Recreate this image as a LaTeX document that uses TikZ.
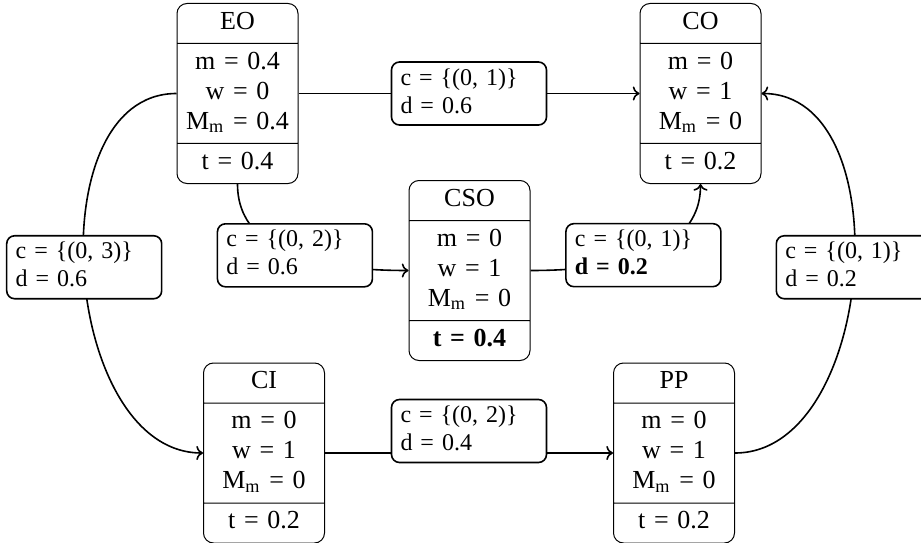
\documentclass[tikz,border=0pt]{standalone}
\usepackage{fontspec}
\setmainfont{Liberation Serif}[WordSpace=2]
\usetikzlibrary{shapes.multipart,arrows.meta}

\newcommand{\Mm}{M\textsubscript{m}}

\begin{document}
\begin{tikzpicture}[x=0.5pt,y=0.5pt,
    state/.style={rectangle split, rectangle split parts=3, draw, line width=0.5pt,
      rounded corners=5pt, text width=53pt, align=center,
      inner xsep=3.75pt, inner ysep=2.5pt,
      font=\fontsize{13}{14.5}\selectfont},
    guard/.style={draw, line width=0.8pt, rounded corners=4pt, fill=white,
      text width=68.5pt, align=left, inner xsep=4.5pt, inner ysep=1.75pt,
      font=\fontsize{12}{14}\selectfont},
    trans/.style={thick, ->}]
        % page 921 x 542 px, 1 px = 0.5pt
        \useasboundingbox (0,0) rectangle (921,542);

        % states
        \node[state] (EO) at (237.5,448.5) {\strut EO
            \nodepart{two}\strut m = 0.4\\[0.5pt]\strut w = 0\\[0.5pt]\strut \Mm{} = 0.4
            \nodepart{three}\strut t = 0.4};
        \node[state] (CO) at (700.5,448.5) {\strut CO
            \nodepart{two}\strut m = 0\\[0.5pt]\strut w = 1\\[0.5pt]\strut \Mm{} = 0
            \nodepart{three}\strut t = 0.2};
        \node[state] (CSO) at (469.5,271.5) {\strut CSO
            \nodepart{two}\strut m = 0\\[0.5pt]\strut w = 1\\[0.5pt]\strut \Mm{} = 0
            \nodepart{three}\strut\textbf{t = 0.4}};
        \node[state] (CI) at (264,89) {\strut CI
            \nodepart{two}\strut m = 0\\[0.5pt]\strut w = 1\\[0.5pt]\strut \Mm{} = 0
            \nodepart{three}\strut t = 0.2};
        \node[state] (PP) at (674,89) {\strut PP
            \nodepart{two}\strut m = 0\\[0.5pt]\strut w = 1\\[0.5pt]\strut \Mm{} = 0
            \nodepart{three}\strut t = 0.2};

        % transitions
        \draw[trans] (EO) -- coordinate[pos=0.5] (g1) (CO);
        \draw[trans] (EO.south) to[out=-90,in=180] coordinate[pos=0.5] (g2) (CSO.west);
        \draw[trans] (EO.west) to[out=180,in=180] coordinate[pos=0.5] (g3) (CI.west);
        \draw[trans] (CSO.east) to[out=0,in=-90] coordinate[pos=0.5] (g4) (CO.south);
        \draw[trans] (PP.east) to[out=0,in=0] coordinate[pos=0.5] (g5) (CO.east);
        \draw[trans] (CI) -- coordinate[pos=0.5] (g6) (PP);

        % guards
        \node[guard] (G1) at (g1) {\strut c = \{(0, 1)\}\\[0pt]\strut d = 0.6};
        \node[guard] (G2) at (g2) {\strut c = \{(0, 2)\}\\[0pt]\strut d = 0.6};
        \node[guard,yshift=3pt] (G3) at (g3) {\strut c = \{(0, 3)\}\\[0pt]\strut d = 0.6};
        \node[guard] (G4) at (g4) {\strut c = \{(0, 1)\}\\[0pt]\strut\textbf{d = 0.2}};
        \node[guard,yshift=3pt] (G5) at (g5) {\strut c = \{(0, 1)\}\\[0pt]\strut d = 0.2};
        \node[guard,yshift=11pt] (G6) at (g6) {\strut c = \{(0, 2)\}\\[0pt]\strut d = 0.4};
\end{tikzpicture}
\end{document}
= = = = = = =
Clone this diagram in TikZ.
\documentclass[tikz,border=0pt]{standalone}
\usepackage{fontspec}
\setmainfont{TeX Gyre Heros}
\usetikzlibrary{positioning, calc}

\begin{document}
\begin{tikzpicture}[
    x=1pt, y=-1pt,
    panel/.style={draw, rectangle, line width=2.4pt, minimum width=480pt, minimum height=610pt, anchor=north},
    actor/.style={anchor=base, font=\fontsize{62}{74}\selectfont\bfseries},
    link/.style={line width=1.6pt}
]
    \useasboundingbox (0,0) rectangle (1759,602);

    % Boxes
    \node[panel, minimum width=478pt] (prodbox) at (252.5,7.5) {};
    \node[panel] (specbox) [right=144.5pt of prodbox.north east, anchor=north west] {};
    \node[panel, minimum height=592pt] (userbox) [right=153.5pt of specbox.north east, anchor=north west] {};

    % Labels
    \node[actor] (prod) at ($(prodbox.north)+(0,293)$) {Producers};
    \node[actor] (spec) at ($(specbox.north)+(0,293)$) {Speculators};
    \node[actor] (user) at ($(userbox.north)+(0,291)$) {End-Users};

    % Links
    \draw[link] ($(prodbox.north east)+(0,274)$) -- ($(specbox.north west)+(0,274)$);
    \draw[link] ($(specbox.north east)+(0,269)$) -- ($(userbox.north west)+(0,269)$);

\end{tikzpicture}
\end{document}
= = = = = = =
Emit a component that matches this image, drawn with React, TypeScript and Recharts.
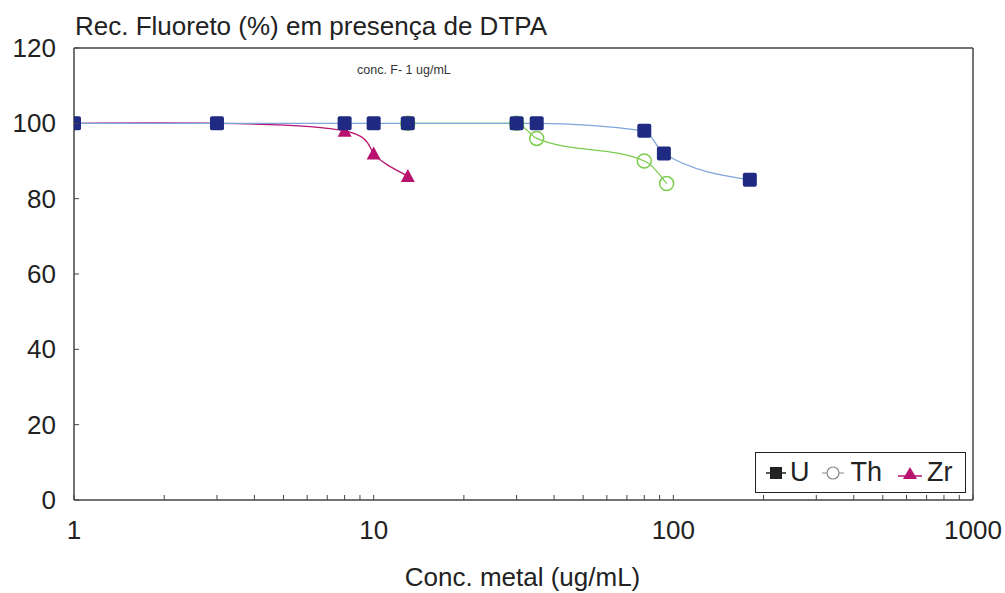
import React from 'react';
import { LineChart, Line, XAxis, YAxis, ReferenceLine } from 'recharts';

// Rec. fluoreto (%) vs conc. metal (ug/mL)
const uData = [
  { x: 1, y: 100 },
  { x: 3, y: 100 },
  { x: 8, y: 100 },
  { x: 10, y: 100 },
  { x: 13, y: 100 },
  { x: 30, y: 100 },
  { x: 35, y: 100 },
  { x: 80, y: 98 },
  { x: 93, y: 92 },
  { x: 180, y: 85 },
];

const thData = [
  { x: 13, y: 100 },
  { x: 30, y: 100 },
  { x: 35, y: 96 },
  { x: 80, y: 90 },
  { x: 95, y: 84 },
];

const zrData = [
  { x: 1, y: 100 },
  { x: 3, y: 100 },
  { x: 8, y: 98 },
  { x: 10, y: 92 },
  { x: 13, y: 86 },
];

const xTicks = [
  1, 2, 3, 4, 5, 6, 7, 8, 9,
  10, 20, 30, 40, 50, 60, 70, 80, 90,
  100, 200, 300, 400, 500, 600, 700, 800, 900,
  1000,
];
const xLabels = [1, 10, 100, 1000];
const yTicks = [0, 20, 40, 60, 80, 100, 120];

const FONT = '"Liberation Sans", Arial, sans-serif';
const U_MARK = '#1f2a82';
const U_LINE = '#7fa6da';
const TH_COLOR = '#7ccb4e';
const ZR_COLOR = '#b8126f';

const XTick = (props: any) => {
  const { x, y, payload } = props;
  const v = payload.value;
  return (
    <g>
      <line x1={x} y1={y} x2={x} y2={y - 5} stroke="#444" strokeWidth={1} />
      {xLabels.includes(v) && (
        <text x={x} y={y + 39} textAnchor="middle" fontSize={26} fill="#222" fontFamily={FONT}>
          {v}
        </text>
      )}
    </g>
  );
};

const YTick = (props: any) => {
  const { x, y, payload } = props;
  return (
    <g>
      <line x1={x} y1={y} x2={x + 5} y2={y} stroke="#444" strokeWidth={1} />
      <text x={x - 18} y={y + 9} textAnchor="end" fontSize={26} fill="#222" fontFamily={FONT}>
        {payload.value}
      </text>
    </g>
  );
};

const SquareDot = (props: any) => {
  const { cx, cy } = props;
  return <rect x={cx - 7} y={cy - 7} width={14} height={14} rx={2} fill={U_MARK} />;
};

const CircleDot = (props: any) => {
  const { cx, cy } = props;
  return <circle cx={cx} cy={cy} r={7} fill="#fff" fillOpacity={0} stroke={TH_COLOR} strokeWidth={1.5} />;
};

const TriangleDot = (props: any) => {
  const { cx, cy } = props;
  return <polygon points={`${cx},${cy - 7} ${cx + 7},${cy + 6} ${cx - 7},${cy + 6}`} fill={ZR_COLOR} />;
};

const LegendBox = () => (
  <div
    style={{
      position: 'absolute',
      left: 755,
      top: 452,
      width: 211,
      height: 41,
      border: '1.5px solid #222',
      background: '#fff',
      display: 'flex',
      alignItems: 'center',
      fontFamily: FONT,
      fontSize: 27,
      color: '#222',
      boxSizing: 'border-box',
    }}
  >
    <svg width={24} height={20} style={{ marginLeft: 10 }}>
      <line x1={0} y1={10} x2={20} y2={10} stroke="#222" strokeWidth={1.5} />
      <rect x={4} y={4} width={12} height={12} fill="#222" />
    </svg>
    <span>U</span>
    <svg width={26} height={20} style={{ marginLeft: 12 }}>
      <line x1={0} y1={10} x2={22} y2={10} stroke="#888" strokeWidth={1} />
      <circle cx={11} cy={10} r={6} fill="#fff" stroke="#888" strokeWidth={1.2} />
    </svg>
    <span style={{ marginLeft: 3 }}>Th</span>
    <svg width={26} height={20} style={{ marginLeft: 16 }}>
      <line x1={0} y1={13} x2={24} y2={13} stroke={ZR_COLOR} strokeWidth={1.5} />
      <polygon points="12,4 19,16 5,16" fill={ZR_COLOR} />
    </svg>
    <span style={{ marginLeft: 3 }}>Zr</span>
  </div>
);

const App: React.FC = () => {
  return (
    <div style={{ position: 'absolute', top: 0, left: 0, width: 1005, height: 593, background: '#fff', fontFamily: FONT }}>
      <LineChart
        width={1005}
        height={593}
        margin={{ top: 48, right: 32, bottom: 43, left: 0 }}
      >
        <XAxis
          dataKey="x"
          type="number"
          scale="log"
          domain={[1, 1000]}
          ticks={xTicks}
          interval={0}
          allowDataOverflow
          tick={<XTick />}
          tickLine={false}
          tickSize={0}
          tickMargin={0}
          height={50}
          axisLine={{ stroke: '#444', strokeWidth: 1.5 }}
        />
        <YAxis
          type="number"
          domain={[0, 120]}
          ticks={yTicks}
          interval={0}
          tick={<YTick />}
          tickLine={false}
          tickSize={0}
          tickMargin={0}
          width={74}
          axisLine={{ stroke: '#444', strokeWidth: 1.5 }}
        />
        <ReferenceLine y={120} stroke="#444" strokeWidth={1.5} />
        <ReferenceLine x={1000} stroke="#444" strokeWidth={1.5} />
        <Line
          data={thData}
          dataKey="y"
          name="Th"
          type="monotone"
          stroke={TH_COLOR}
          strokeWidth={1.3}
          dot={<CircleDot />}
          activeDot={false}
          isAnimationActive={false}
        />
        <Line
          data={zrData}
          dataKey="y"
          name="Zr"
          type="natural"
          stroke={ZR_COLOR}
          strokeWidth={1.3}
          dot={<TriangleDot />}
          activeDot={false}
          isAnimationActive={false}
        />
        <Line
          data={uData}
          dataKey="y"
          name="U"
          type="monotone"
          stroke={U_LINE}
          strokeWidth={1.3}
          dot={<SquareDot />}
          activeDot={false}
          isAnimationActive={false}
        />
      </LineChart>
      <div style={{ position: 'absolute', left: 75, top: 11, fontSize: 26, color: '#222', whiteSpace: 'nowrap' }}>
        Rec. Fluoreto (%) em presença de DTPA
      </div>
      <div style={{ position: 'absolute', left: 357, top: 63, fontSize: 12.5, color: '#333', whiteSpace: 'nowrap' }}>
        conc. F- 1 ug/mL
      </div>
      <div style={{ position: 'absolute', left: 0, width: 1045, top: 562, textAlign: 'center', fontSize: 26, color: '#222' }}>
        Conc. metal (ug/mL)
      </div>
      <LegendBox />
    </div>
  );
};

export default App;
= = = = = = =
### REQUIRED WORK
The material above holds pictures; leave them out. Repeat exactly the lines from the one containing "Emit a component" through the one containing "XAxis, YAxis, ReferenceLine", and nothing else.

### SOLUTION FOR THIS PROBLEM
Emit a component that matches this image, drawn with React, TypeScript and Recharts.
import React from 'react';
import { LineChart, Line, XAxis, YAxis, ReferenceLine } from 'recharts';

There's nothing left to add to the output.